** STATED EXERCISE **
Please list all lines of the material below in which the string "chart" occurs.

RECORDED INFORMATION start

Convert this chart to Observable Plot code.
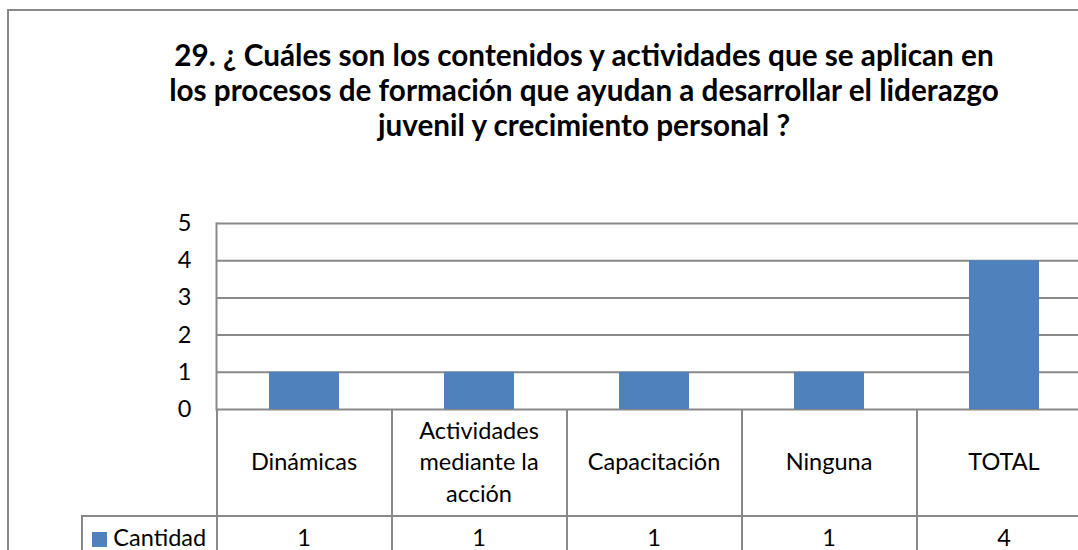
<!DOCTYPE html>
<html><head><meta charset="utf-8">
<script src="https://cdn.jsdelivr.net/npm/d3@7"></script>
<script src="https://cdn.jsdelivr.net/npm/@observablehq/plot@0.6"></script>
<style>
html,body{margin:0;padding:0;background:#fff;overflow:hidden;width:1078px;height:550px;}
#frame{position:absolute;left:7px;top:9px;width:1200px;height:700px;border:2px solid #898989;box-sizing:border-box;}
#title{position:absolute;left:0;top:37px;width:1168px;text-align:center;font-family:Lato,sans-serif;font-weight:bold;font-size:29.7px;line-height:35px;color:#000;}
#plot{position:absolute;left:0;top:200px;}
.cell{position:absolute;box-sizing:border-box;font-family:Lato,sans-serif;font-size:23.5px;color:#000;text-align:center;}
.hdr{display:flex;align-items:center;justify-content:center;padding:0 18px;line-height:31.5px;border-left:2px solid #898989;}
.val{border-left:2px solid #898989;border-top:2px solid #898989;line-height:40px;}
.sw{display:inline-block;width:15px;height:15px;background:#4F81BD;margin-right:6px;vertical-align:-1px;}
</style>
</head><body>
<div id="frame"></div>
<div id="title">29. ¿ Cuáles son los contenidos y actividades que se aplican en<br>los procesos de formación que ayudan a desarrollar el liderazgo<br>juvenil y crecimiento personal ?</div>
<div id="plot"></div>
<div id="table"></div>
<script>
const categorias = ["Dinámicas", "Actividades mediante la acción", "Capacitación", "Ninguna", "TOTAL"];
const cantidad = [1, 1, 1, 1, 4];
const serie = "Cantidad";
const yTicks = [0, 1, 2, 3, 4, 5];

const datos = categorias.map((c, i) => ({categoria: c, cantidad: cantidad[i]}));
const gray = "#898989";

const plot = Plot.plot({
  width: 1093, height: 220,
  marginLeft: 216, marginRight: 0, marginTop: 23, marginBottom: 11,
  x: {domain: categorias, paddingInner: 0.6, paddingOuter: 0.3, axis: null},
  y: {domain: [0, 5], axis: null},
  style: {fontFamily: "Lato, sans-serif", fontSize: "23.5px", color: "#000", background: "transparent", overflow: "visible", maxWidth: "none"},
  marks: [
    Plot.gridY(yTicks, {stroke: gray, strokeOpacity: 1, strokeWidth: 2}),
    Plot.barY(datos, {x: "categoria", y: "cantidad", fill: "#4F81BD"}),
    Plot.axisY(yTicks, {tickSize: 0, tickPadding: 25, fontSize: 23.5, label: null, fill: "#000"}),
    Plot.frame({anchor: "left", stroke: gray, strokeWidth: 2})
  ]
});
document.getElementById("plot").appendChild(plot);

// data table below the chart, positioned from the plot's x scale
const xs = plot.scale("x");
const step = xs.step;
const off = (step - xs.bandwidth) / 2;
const table = document.getElementById("table");
const top0 = 200 + 220 - 11; // plot baseline
const hdrH = 106;
categorias.forEach((c, i) => {
  const left = xs.apply(c) - off;
  const h = document.createElement("div");
  h.className = "cell hdr";
  Object.assign(h.style, {left: (left - 1) + "px", top: top0 + "px", width: step + "px", height: hdrH + "px"});
  h.textContent = c;
  table.appendChild(h);
  const v = document.createElement("div");
  v.className = "cell val";
  Object.assign(v.style, {left: (left - 1) + "px", top: (top0 + hdrH) + "px", width: step + "px", height: "60px"});
  v.textContent = cantidad[i];
  table.appendChild(v);
});
const lg = document.createElement("div");
lg.className = "cell val";
const firstLeft = xs.apply(categorias[0]) - off;
Object.assign(lg.style, {left: "81px", top: (top0 + hdrH) + "px", width: (firstLeft - 82) + "px", height: "60px"});
lg.innerHTML = '<span class="sw"></span>' + serie;
table.appendChild(lg);
</script>
</body></html>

RECORDED INFORMATION end

** TASK SOLUTION **
Convert this chart to Observable Plot code.
// data table below the chart, positioned from the plot's x scale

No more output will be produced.